The task ->
Set down the data below from its first line to the line holding "ha='center', va='bottom', color='white', fontsize=9)", inclusive; omit all pictures.

Material provided ->
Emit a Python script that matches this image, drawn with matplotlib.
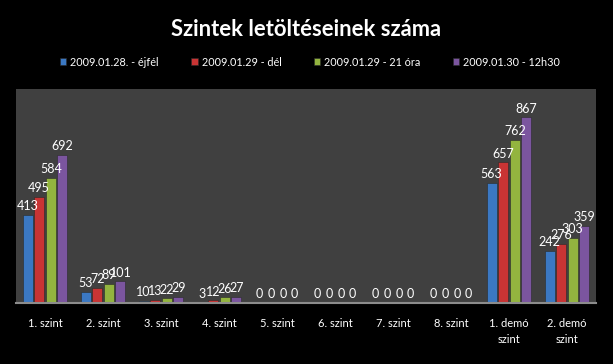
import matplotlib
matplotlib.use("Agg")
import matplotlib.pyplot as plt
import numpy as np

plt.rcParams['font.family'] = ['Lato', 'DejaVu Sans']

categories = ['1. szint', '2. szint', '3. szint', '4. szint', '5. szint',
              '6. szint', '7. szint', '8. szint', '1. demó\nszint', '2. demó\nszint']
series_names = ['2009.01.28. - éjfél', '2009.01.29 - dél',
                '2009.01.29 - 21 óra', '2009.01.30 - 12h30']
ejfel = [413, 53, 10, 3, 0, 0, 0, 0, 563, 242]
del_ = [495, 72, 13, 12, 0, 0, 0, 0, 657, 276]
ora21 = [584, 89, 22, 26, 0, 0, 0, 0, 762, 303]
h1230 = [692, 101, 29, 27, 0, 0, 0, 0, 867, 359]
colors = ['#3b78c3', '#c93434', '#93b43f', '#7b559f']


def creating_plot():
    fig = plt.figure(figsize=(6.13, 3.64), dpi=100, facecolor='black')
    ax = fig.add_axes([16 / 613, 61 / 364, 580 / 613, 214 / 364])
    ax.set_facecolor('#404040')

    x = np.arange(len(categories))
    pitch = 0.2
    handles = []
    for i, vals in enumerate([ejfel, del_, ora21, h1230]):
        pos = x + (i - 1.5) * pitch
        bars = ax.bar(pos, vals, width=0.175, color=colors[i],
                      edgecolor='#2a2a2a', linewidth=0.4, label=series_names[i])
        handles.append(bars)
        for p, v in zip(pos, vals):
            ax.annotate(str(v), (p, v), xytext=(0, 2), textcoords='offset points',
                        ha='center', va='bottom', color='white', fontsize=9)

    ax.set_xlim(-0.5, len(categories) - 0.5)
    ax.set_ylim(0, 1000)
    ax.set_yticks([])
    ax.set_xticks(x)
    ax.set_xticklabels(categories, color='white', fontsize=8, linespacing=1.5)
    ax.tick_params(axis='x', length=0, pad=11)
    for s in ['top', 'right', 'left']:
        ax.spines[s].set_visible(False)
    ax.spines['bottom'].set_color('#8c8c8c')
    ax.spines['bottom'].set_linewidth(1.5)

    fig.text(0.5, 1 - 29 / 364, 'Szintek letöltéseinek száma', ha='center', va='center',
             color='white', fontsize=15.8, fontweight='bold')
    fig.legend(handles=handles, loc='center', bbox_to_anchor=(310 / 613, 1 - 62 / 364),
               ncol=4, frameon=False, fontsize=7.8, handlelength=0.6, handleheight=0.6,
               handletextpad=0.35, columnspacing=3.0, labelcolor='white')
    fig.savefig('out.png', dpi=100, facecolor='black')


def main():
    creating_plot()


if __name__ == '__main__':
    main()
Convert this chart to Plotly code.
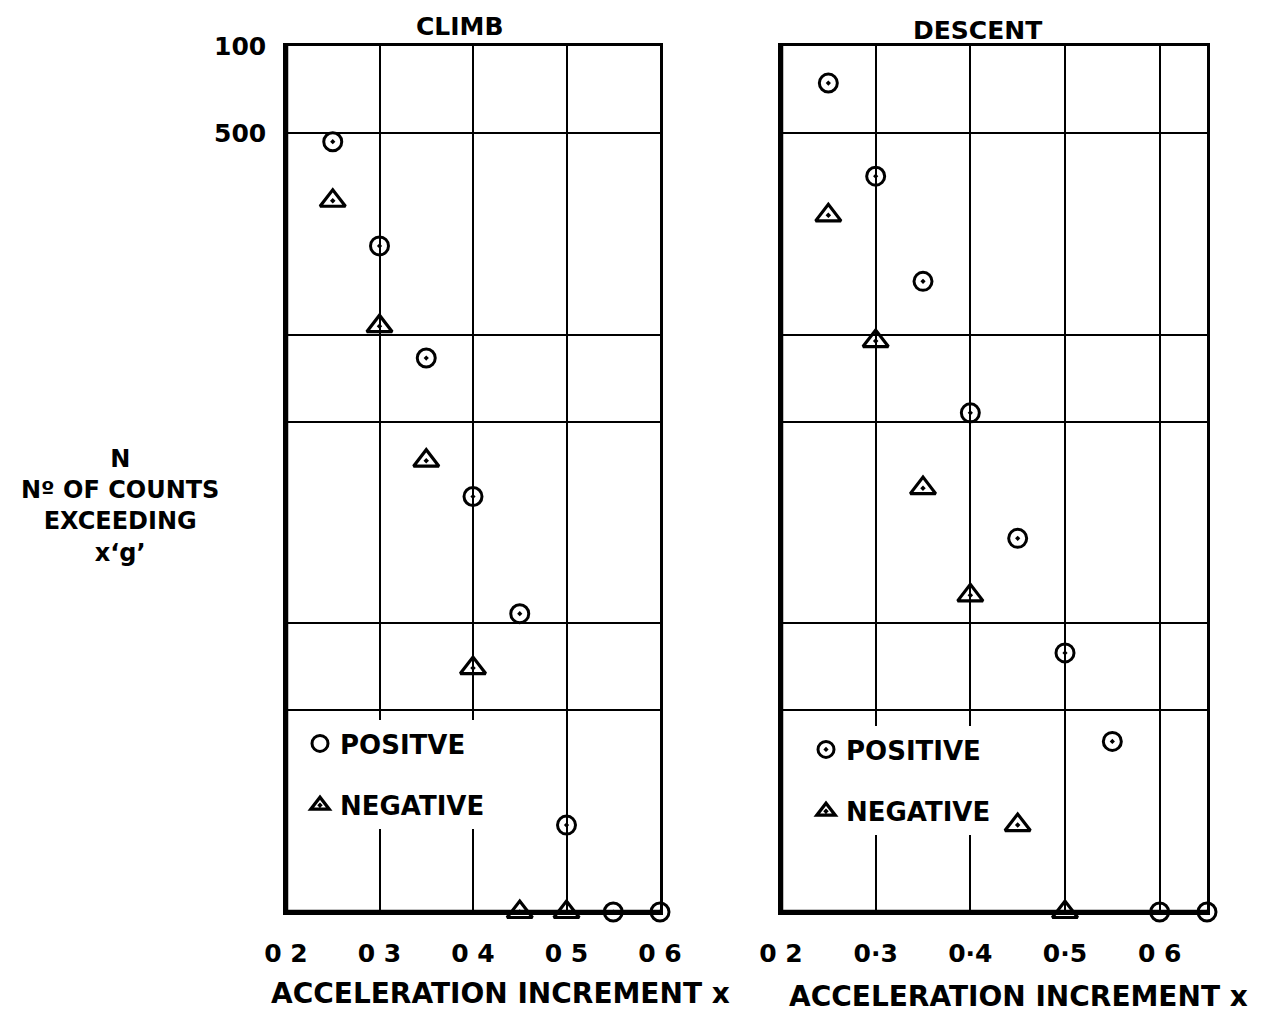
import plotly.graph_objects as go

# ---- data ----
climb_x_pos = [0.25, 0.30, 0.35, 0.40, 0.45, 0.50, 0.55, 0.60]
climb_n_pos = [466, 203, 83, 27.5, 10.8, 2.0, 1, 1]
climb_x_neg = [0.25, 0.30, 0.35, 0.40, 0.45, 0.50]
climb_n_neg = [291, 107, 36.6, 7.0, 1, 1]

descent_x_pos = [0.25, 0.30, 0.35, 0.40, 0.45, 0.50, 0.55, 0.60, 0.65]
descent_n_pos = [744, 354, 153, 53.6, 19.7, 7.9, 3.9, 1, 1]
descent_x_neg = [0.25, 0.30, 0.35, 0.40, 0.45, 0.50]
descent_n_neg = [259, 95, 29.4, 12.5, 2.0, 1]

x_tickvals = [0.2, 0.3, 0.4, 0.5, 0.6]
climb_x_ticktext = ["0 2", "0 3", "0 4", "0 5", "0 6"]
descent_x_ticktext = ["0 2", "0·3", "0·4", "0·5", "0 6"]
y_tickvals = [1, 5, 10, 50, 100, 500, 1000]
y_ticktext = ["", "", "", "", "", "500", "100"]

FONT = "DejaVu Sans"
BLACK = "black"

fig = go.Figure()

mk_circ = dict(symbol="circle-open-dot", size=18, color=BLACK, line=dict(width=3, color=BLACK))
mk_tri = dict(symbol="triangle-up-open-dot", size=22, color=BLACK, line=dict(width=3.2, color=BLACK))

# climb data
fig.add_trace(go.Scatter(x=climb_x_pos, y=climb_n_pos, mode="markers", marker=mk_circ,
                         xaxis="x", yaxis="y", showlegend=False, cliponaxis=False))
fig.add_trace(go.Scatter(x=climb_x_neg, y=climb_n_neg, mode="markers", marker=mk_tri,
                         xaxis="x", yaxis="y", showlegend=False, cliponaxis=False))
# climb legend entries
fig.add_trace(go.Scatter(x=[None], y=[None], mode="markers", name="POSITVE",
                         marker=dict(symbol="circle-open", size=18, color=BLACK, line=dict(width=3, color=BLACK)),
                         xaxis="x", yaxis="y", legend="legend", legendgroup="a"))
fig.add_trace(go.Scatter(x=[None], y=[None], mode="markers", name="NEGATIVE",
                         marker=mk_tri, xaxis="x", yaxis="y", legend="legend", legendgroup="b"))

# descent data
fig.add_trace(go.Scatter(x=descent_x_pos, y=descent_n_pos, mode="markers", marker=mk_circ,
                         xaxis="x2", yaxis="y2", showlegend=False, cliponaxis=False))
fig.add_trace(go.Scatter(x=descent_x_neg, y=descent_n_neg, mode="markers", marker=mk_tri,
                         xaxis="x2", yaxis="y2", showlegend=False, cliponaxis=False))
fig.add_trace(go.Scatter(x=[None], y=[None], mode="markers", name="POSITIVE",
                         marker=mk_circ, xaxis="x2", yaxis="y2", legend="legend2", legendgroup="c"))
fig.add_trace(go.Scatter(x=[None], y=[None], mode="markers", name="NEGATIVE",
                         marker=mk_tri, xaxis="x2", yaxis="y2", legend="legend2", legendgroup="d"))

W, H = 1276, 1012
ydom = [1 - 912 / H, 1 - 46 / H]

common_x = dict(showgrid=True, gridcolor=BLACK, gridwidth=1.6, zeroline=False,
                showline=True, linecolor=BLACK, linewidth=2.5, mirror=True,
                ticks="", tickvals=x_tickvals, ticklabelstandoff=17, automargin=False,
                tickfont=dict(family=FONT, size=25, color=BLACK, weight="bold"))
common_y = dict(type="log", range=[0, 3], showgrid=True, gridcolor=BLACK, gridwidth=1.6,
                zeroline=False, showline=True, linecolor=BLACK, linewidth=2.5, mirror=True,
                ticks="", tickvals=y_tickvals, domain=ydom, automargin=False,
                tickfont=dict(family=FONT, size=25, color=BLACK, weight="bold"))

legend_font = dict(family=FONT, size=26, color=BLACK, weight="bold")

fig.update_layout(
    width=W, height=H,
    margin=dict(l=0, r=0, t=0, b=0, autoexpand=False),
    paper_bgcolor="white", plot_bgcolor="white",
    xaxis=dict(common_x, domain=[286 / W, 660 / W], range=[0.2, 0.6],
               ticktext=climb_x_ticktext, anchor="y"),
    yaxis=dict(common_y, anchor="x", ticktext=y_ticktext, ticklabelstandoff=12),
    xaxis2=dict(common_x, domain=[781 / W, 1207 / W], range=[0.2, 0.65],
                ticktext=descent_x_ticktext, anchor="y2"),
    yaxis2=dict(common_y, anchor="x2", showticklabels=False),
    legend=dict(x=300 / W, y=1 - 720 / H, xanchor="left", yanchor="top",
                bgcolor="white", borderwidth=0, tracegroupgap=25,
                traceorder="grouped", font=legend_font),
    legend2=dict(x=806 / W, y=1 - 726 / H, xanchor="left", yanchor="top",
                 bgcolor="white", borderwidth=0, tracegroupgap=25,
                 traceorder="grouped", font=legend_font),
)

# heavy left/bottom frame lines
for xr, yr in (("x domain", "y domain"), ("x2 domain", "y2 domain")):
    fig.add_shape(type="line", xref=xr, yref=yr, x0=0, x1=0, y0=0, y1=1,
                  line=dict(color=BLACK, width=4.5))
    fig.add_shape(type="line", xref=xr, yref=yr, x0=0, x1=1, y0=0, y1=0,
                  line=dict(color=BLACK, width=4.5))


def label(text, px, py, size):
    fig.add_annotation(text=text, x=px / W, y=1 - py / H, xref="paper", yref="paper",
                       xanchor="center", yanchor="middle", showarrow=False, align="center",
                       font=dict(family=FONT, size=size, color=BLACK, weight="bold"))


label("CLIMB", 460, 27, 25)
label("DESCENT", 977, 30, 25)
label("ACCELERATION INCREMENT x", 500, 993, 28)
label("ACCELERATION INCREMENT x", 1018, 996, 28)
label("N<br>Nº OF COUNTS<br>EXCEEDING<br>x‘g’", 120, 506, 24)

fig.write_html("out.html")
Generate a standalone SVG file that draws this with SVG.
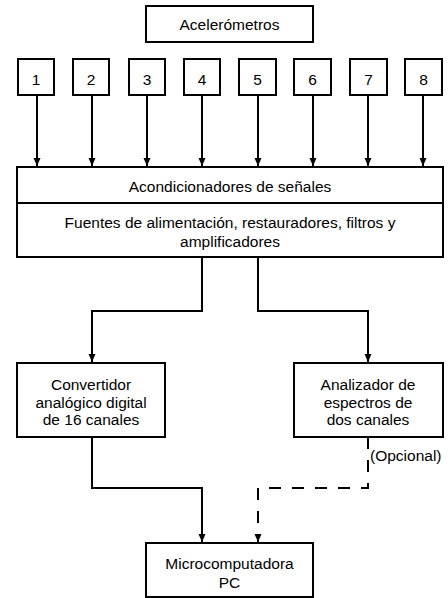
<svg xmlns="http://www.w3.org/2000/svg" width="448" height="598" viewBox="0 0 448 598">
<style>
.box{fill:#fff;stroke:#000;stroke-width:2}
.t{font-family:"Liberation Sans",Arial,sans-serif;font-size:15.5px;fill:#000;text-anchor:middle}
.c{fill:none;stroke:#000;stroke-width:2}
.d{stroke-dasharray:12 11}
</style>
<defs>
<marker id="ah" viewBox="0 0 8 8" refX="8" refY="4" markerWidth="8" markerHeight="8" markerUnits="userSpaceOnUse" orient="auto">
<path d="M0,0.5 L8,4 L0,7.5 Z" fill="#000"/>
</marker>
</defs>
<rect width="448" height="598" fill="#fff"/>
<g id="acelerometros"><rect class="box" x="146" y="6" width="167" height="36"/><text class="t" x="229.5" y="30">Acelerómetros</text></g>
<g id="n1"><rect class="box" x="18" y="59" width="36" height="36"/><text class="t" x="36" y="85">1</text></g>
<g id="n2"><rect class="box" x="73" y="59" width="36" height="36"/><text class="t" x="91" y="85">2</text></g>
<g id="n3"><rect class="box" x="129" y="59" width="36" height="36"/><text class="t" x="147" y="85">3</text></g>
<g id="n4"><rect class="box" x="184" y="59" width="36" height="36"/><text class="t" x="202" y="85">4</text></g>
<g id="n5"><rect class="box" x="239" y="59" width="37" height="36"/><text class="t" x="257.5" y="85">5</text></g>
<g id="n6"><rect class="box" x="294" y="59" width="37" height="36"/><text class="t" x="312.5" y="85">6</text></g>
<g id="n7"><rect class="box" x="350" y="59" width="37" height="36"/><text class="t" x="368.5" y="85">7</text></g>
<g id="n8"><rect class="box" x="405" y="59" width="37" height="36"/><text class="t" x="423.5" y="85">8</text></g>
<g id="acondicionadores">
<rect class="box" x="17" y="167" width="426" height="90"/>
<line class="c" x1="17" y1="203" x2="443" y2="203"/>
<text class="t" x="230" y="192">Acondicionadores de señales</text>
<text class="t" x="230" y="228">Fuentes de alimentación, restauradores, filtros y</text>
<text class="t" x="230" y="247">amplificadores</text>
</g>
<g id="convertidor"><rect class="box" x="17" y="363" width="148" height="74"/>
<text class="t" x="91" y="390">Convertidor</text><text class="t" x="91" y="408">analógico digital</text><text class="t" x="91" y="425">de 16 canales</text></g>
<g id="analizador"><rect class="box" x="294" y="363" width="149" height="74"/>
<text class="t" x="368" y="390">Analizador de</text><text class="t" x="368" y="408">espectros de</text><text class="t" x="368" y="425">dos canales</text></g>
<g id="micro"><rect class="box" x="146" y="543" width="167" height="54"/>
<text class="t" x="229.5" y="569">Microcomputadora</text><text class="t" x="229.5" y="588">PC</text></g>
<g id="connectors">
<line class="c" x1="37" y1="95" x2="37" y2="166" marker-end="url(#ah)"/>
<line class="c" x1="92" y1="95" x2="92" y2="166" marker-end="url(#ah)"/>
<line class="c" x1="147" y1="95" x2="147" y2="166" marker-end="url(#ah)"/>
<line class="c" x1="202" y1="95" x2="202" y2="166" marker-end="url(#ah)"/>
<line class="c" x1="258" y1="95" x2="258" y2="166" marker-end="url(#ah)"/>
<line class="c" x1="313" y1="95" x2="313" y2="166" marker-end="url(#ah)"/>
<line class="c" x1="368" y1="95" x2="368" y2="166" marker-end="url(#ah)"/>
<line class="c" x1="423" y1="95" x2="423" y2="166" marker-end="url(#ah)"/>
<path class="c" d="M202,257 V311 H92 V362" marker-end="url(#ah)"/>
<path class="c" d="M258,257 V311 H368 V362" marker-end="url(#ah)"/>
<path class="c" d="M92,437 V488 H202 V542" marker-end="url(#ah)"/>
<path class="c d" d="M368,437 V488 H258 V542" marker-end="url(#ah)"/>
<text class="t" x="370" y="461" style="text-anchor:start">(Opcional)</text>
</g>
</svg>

Response to the exercise ->
Emit a Python script that matches this image, drawn with matplotlib.
import matplotlib
matplotlib.use("Agg")
import matplotlib.pyplot as plt
import numpy as np

plt.rcParams['font.family'] = ['Lato', 'DejaVu Sans']

categories = ['1. szint', '2. szint', '3. szint', '4. szint', '5. szint',
              '6. szint', '7. szint', '8. szint', '1. demó\nszint', '2. demó\nszint']
series_names = ['2009.01.28. - éjfél', '2009.01.29 - dél',
                '2009.01.29 - 21 óra', '2009.01.30 - 12h30']
ejfel = [413, 53, 10, 3, 0, 0, 0, 0, 563, 242]
del_ = [495, 72, 13, 12, 0, 0, 0, 0, 657, 276]
ora21 = [584, 89, 22, 26, 0, 0, 0, 0, 762, 303]
h1230 = [692, 101, 29, 27, 0, 0, 0, 0, 867, 359]
colors = ['#3b78c3', '#c93434', '#93b43f', '#7b559f']


def creating_plot():
    fig = plt.figure(figsize=(6.13, 3.64), dpi=100, facecolor='black')
    ax = fig.add_axes([16 / 613, 61 / 364, 580 / 613, 214 / 364])
    ax.set_facecolor('#404040')

    x = np.arange(len(categories))
    pitch = 0.2
    handles = []
    for i, vals in enumerate([ejfel, del_, ora21, h1230]):
        pos = x + (i - 1.5) * pitch
        bars = ax.bar(pos, vals, width=0.175, color=colors[i],
                      edgecolor='#2a2a2a', linewidth=0.4, label=series_names[i])
        handles.append(bars)
        for p, v in zip(pos, vals):
            ax.annotate(str(v), (p, v), xytext=(0, 2), textcoords='offset points',
                        ha='center', va='bottom', color='white', fontsize=9)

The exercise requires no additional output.